El aguacero imprime cambios evidentes en la fisonomía madrileña. Durante el día, la calle está sometida a una invasión de paraguas que Colapsan el tráfico peatonal; por la noche, los bares acusan una progresiva evasión de noctámbulos, parapetados en sus cuarteles hasta que escampe. Cafés cantantes de pasado bullicioso se parecen cada vez más a salones de la Acción Católica. Descienden la contaminación, la gripe y la vida disipada. Se incrementan las goteras, los chubasqueros y la vida recoleta. Los chaparrones son preludio estético de la ética fin de siglo.Antes de caer chuzos de punta, ya habíamos sufrido en Madrid otro diluvio, el de cantautores. Levantas un ladrillo, y saltan unos cuantos. Están por todas partes, y casi todos veneran a Pablo Guerrero, artista sublime al que su talante beatífico le ha dado fama de anacoreta. Guerrero es el abanderado de la paz interior, que es lo que buscan los, cachorros musicales.
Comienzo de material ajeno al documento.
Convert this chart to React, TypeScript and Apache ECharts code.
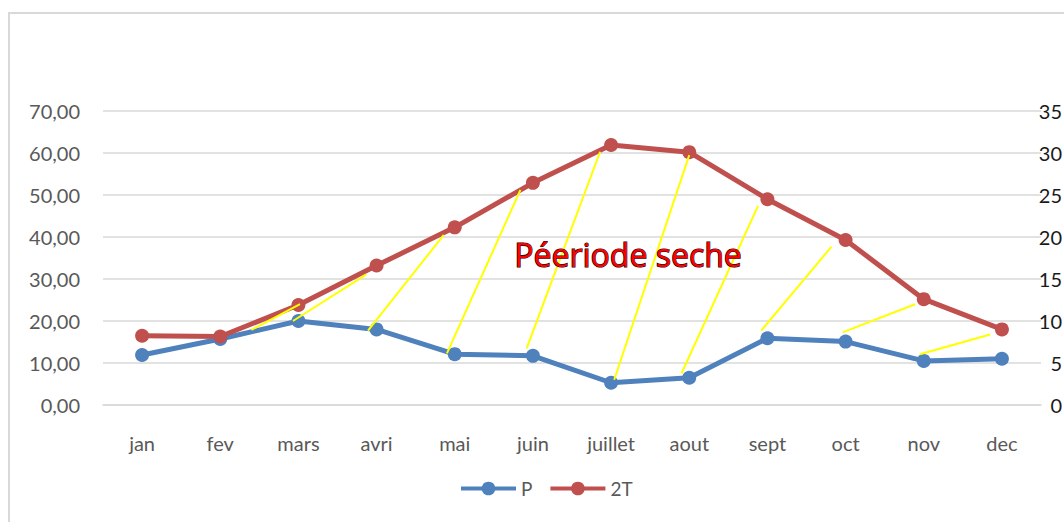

Esta novísima camada de juglares propende a la contemplación, casi a la mística. Cuando alguien les reprocha que no se mojan, echan mano del maestro extremeño y replican apaciblemente: "Tiene que llover a cántaros". Pues bien, ya ha llovido de ese modo, a pesar de lo cual, ellos siguen retozando por los espacios etéreos.

Hay quien dice que están en, las nubes y que por eso lucen esa pinta angelical. Otros interpretan de distinto modo esa evanescencia. "Son los signos de los tiempos", dicen. Tras muchos años de vida hacia fuera, las postrimerías del siglo XX en Madrid se tiñen de vida interior, de sosiego endocrino. La golfería y la disipación están de rebajas. Ahora se impone el sosiego.

Ante este panorama, un sector minoritario de ciudadanos proclives al despendole, ha plantado cara al destino. Ya se empieza a notar en algunos bares el renacimiento de la existencia disparatada y galante. Los propulsores de este movimiento se agarran como lapas a una frase de Joaquín Sabina, abogado de la nocturnidad:

"Como fuera de casa de uno, en ninguna parte".